Young people are dying to be called to lead lives of responsibility and moral courage. Jordan Peterson says he watches eyes light up when he speaks about how responsibility gives life meaning. And when the Conservative leadership race was taking place in 2017, Peterson spoke to the candidates about their difficulties communicating to millennials: “What the hell are conservatives going to sell to young people?” he asked them. “Being conservative is something that happens when you’re older. Well, they can sell responsibility. It’s unbelievable how hungry people are for it and no one’s selling it.”

Similarly, Abraham Joshua Heschel stressed, “Without the awareness of a task to be done, a task waiting for him, man regards himself as an outcast. The content of this task we must acquire.”

And how do we acquire it?

What made my friend briefly consider joining an army in a country he never visited that speaks a language he doesn’t know? Quite simply, they asked.

You elevate young people when you demand great things of us.

2 thoughts on “Young People are Dying to Be Needed

  1. Very interesting. I suppose Belgium like most European countries has such a small youth population that they have to scrape the bottom of the barrel to try to get recruits. In some cases, people would respond so as to get access to European Community and gain residence or citizenship in Belgium. There must be thousands of Africans, for example, who are part Beligum in ancestry.

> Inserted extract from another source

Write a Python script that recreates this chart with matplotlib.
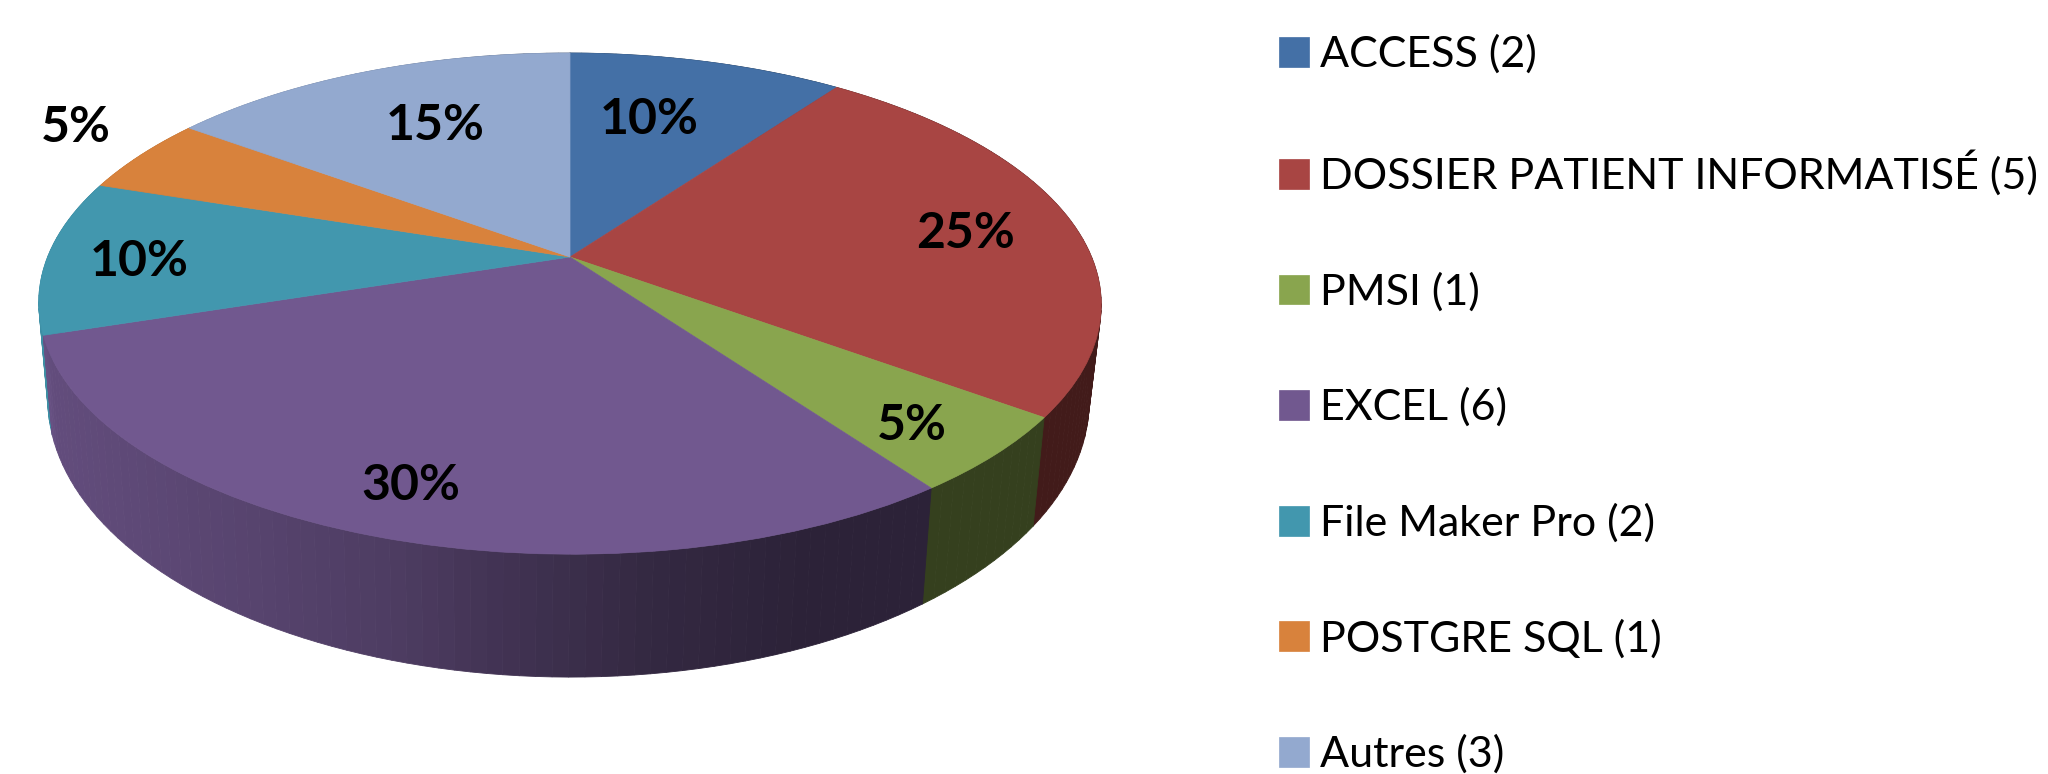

    In the USA young men still have to sign up for selective service and most schools allow active recruiting by the US military. In the American heartland and in rural areas military service is seen as a great or good career option. I myself served in the American military as a young man (I volunteered) and many of my students have served in the Armed Forces including until very recently the highest-ranking NCO in the US Air Force. That young man went straight into military service out of high school He is not yet 50 years old and has an excellent pension for life. I always told my students that getting experience in the military was good for anyone but that they should do ONE TOUR OF DUTY or go for 20 or 30 so as to retire with a pension. I told them the easiest way to get 20 years in is as an NCO. It is very difficult for a reserve officer or junior officer to get in more than 10 or 12 years.